When choosing a tool, consider your technical skills, the size and complexity of your dataset, and the specific analyses you need to perform. Excel and Google Sheets are good options for simple analyses and smaller datasets, while SPSS, R, and Python are better suited for more complex analyses and larger datasets. Don't be afraid to experiment with different tools to find the one that works best for you! Remember, the best tool is the one that you're comfortable using and that helps you answer your research questions effectively.

Common Pitfalls to Avoid

Even with the right tools and knowledge, it's easy to make mistakes when processing descriptive statistical data. Here are some common pitfalls to avoid:

• Not Cleaning Your Data: As mentioned earlier, data cleaning is a crucial step in the data analysis process. Failing to clean your data can lead to inaccurate results and misleading conclusions.

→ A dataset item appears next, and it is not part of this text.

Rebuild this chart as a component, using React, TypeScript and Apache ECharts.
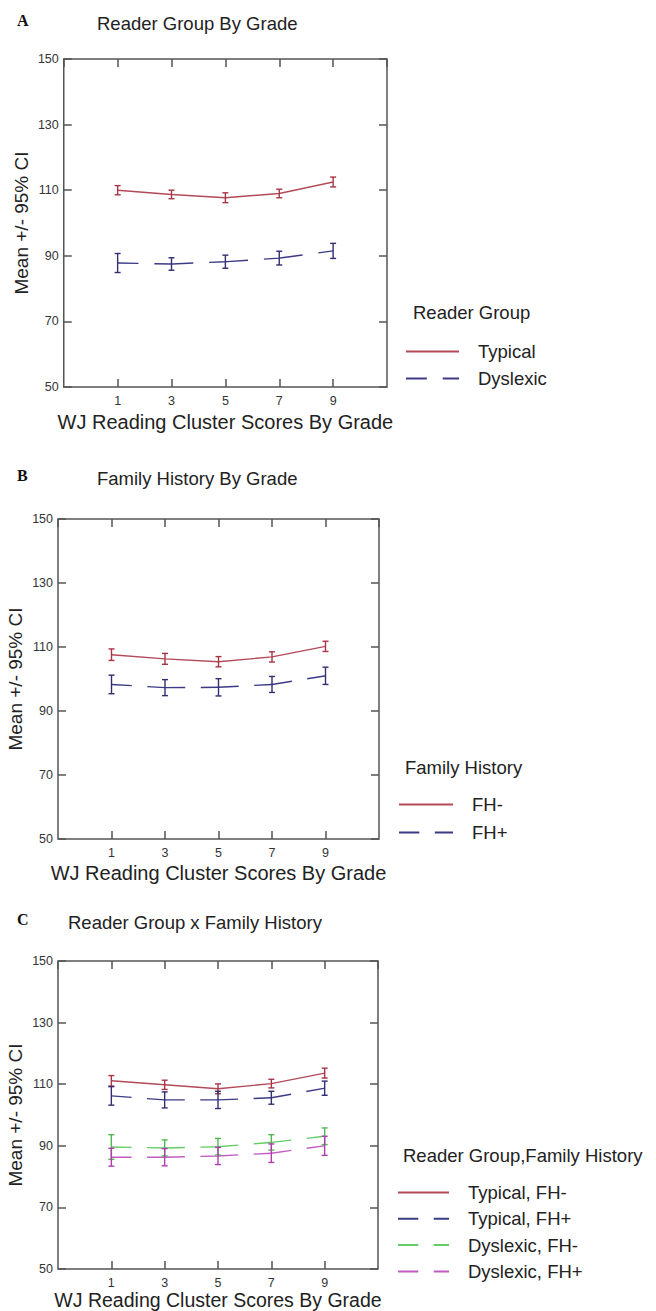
import React, { useEffect, useRef } from "react";
import * as echarts from "echarts";

const grades = [1, 3, 5, 7, 9];
const xMin = -1;
const xMax = 11;
const xStep = 2;
const yMin = 50;
const yMax = 150;
const yStep = 20;

// Panel A: Reader Group By Grade
const typicalA = [110.0, 108.7, 107.7, 109.0, 112.5];
const typicalA_ci = [1.4, 1.3, 1.5, 1.3, 1.5];
const dyslexicA = [87.8, 87.5, 88.2, 89.3, 91.5];
const dyslexicA_ci = [2.9, 1.9, 2.0, 2.1, 2.3];

// Panel B: Family History By Grade
const fhMinusB = [107.6, 106.3, 105.4, 106.9, 110.2];
const fhMinusB_ci = [1.8, 1.7, 1.6, 1.6, 1.6];
const fhPlusB = [98.3, 97.3, 97.4, 98.3, 101.0];
const fhPlusB_ci = [2.9, 2.5, 2.7, 2.5, 2.7];

// Panel C: Reader Group x Family History
const typFhMinusC = [111.1, 109.8, 108.5, 110.2, 113.6];
const typFhMinusC_ci = [1.7, 1.5, 1.6, 1.4, 1.6];
const typFhPlusC = [106.2, 104.9, 104.9, 105.6, 108.7];
const typFhPlusC_ci = [3.0, 2.6, 2.8, 2.1, 2.3];
const dysFhMinusC = [89.6, 89.3, 89.7, 91.1, 93.1];
const dysFhMinusC_ci = [4.0, 2.6, 2.7, 2.5, 2.7];
const dysFhPlusC = [86.3, 86.3, 86.7, 87.6, 90.0];
const dysFhPlusC_ci = [2.9, 2.8, 2.8, 3.0, 3.1];

const panelTitles = ["Reader Group By Grade", "Family History By Grade", "Reader Group x Family History"];
const panelLetters = ["A", "B", "C"];
const legendTitles = ["Reader Group", "Family History", "Reader Group,Family History"];
const xAxisTitle = "WJ Reading Cluster Scores By Grade";
const yAxisTitle = "Mean +/- 95% CI";

const FONT = "'Liberation Sans', Arial, sans-serif";
const RED = "#b34a58";
const BLUE = "#3b3b85";
const GREEN = "#66cc66";
const MAGENTA = "#c25cc2";
const AXIS = "#555555";

type Grp = { name: string; vals: number[]; ci: number[]; color: string; bar: string; dashed: boolean };

const panels: { grid: { left: number; top: number; width: number; height: number }; groups: Grp[]; legend: { left: number; top: number; gap: number; w: number }; titleX: number; titleY: number; headX: number; headY: number; nameGap: number; xFont: number }[] = [
  {
    grid: { left: 58, top: 59, width: 329, height: 328 },
    groups: [
      { name: "Typical", vals: typicalA, ci: typicalA_ci, color: RED, bar: "#a83444", dashed: false },
      { name: "Dyslexic", vals: dyslexicA, ci: dyslexicA_ci, color: BLUE, bar: "#2f2f72", dashed: true },
    ],
    legend: { left: 405, top: 342, gap: 8, w: 53 },
    titleX: 97, titleY: 23, headX: 413, headY: 312, nameGap: 25, xFont: 20,
  },
  {
    grid: { left: 58, top: 519, width: 321, height: 320 },
    groups: [
      { name: "FH-", vals: fhMinusB, ci: fhMinusB_ci, color: RED, bar: "#a83444", dashed: false },
      { name: "FH+", vals: fhPlusB, ci: fhPlusB_ci, color: BLUE, bar: "#2f2f72", dashed: true },
    ],
    legend: { left: 398, top: 795, gap: 9, w: 54 },
    titleX: 97, titleY: 478, headX: 405, headY: 767, nameGap: 24, xFont: 20,
  },
  {
    grid: { left: 58, top: 961, width: 320, height: 308 },
    groups: [
      { name: "Typical, FH-", vals: typFhMinusC, ci: typFhMinusC_ci, color: RED, bar: "#a83444", dashed: false },
      { name: "Typical, FH+", vals: typFhPlusC, ci: typFhPlusC_ci, color: BLUE, bar: "#2f2f72", dashed: true },
      { name: "Dyslexic, FH-", vals: dysFhMinusC, ci: dysFhMinusC_ci, color: GREEN, bar: "#4fb84f", dashed: true },
      { name: "Dyslexic, FH+", vals: dysFhPlusC, ci: dysFhPlusC_ci, color: MAGENTA, bar: "#b03cb0", dashed: true },
    ],
    legend: { left: 397, top: 1183, gap: 7.3, w: 51 },
    titleX: 68, titleY: 922, headX: 403, headY: 1155, nameGap: 21, xFont: 19.5,
  },
];

function buildOption() {
  const grid: any[] = [];
  const xAxis: any[] = [];
  const yAxis: any[] = [];
  const series: any[] = [];
  const legend: any[] = [];
  const graphic: any[] = [];

  panels.forEach((p, g) => {
    grid.push({ ...p.grid, show: true, borderColor: AXIS, borderWidth: 1.5, backgroundColor: "transparent" });
    const tick = { show: true, inside: true, length: 8, lineStyle: { color: AXIS, width: 1.5 } };
    const noLine = { show: false, onZero: false };
    const xBase = { gridIndex: g, type: "value", min: xMin, max: xMax, interval: xStep, axisLine: noLine, splitLine: { show: false }, axisTick: tick };
    const yBase = { gridIndex: g, type: "value", min: yMin, max: yMax, interval: yStep, axisLine: noLine, splitLine: { show: false }, axisTick: tick };
    xAxis.push({
      ...xBase, position: "bottom",
      axisLabel: { showMinLabel: false, showMaxLabel: false, fontSize: 12.5, fontFamily: FONT, color: "#333", margin: 7 },
      name: xAxisTitle, nameLocation: "middle", nameGap: p.nameGap,
      nameTextStyle: { fontSize: p.xFont, fontFamily: FONT, color: "#222" },
    });
    xAxis.push({ ...xBase, position: "top", axisLabel: { show: false } });
    yAxis.push({
      ...yBase, position: "left",
      axisLabel: { fontSize: 12.5, fontFamily: FONT, color: "#333", margin: 5 },
      name: yAxisTitle, nameLocation: "middle", nameGap: 33, nameRotate: 90,
      nameTextStyle: { fontSize: 19, fontFamily: FONT, color: "#222" },
    });
    yAxis.push({ ...yBase, position: "right", axisLabel: { show: false } });

    const seg = (p.grid.width / 12) * 2;
    const dash = [seg * 0.38, seg * 0.29, seg * 0.33, 0];

    p.groups.forEach((gr) => {
      series.push({
        type: "line", name: gr.name, xAxisIndex: 2 * g, yAxisIndex: 2 * g,
        data: grades.map((x, i) => [x, gr.vals[i]]),
        symbol: "none", z: 3,
        itemStyle: { color: gr.color },
        lineStyle: { color: gr.color, width: 1.4, type: gr.dashed ? dash : "solid" },
      });
      series.push({
        type: "custom", name: gr.name + " CI", xAxisIndex: 2 * g, yAxisIndex: 2 * g, z: 4,
        data: grades.map((x, i) => [x, gr.vals[i] - gr.ci[i], gr.vals[i] + gr.ci[i]]),
        encode: { x: 0, y: [1, 2] },
        renderItem: (params: any, api: any) => {
          const x = api.value(0);
          const top = api.coord([x, api.value(2)]);
          const bot = api.coord([x, api.value(1)]);
          const st = { stroke: gr.bar, lineWidth: 1.4 };
          const w = 3;
          return {
            type: "group",
            children: [
              { type: "line", shape: { x1: top[0], y1: top[1], x2: bot[0], y2: bot[1] }, style: st },
              { type: "line", shape: { x1: top[0] - w, y1: top[1], x2: top[0] + w, y2: top[1] }, style: st },
              { type: "line", shape: { x1: bot[0] - w, y1: bot[1], x2: bot[0] + w, y2: bot[1] }, style: st },
            ],
          };
        },
      });
    });

    legend.push({
      orient: "vertical", left: p.legend.left, top: p.legend.top, padding: 0,
      itemWidth: p.legend.w, itemHeight: 14, itemGap: p.legend.gap,
      data: p.groups.map((gr) => gr.name),
      selectedMode: false,
      itemStyle: { color: "rgba(0,0,0,0)", borderWidth: 0, opacity: 0 },
      textStyle: { fontSize: 18.5, fontFamily: FONT, color: "#222", padding: [0, 0, 0, 14] },
    });

    graphic.push({
      type: "text", x: 17, y: p.titleY - 3,
      style: { text: panelLetters[g], fontSize: 16, fontWeight: "bold", fontFamily: "'Liberation Serif', 'Times New Roman', serif", fill: "#111", verticalAlign: "middle", align: "left" },
    });
    graphic.push({
      type: "text", x: p.titleX, y: p.titleY,
      style: { text: panelTitles[g], fontSize: 18.5, fontFamily: FONT, fill: "#222", verticalAlign: "middle", align: "left" },
    });
    graphic.push({
      type: "text", x: p.headX, y: p.headY,
      style: { text: legendTitles[g], fontSize: 18.5, fontFamily: FONT, fill: "#222", verticalAlign: "middle", align: "left" },
    });
  });

  return { animation: false, backgroundColor: "#ffffff", grid, xAxis, yAxis, series, legend, graphic };
}

export default function App() {
  const ref = useRef<HTMLDivElement>(null);
  useEffect(() => {
    document.body.style.margin = "0";
    if (!ref.current) return;
    const chart = echarts.init(ref.current, undefined, { renderer: "svg" });
    chart.setOption(buildOption() as any);
    return () => chart.dispose();
  }, []);
  return <div ref={ref} style={{ width: 656, height: 1311 }} />;
}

Always take the time to identify and correct errors, inconsistencies, and missing values in your dataset.
• Misinterpreting Correlation as Causation: Just because two variables are correlated doesn't mean that one causes the other. Correlation only indicates that there is a relationship between two variables, but it doesn't tell you anything about the direction of that relationship or whether there is a causal link. Be careful not to over-interpret correlations and draw conclusions that are not supported by the data.
• Ignoring Outliers: Outliers are extreme values that can significantly affect descriptive statistics, especially the mean and standard deviation. Ignoring outliers can lead to biased results and misleading conclusions. Always investigate outliers to determine whether they are genuine data points or errors. If they are errors, you should correct or remove them. If they are genuine data points, you should consider using robust statistical methods that are less sensitive to outliers.
• Using the Wrong Statistical Measures: Different statistical measures are appropriate for different types of data and different research questions. Using the wrong statistical measures can lead to inaccurate results and misleading conclusions. Make sure you understand the properties of each statistical measure and choose the ones that are appropriate for your data and your research questions.
• Over-Generalizing Your Results: Descriptive statistics only apply to the dataset you are analyzing. Be careful not to over-generalize your results to a larger population without proper justification. If you want to make inferences about a larger population, you need to use inferential statistics, which are based on probability theory and sampling techniques.

By avoiding these common pitfalls, you can ensure that your descriptive statistical analysis is accurate, reliable, and informative. Always double-check your work, seek feedback from others, and be aware of the limitations of your data and your analysis.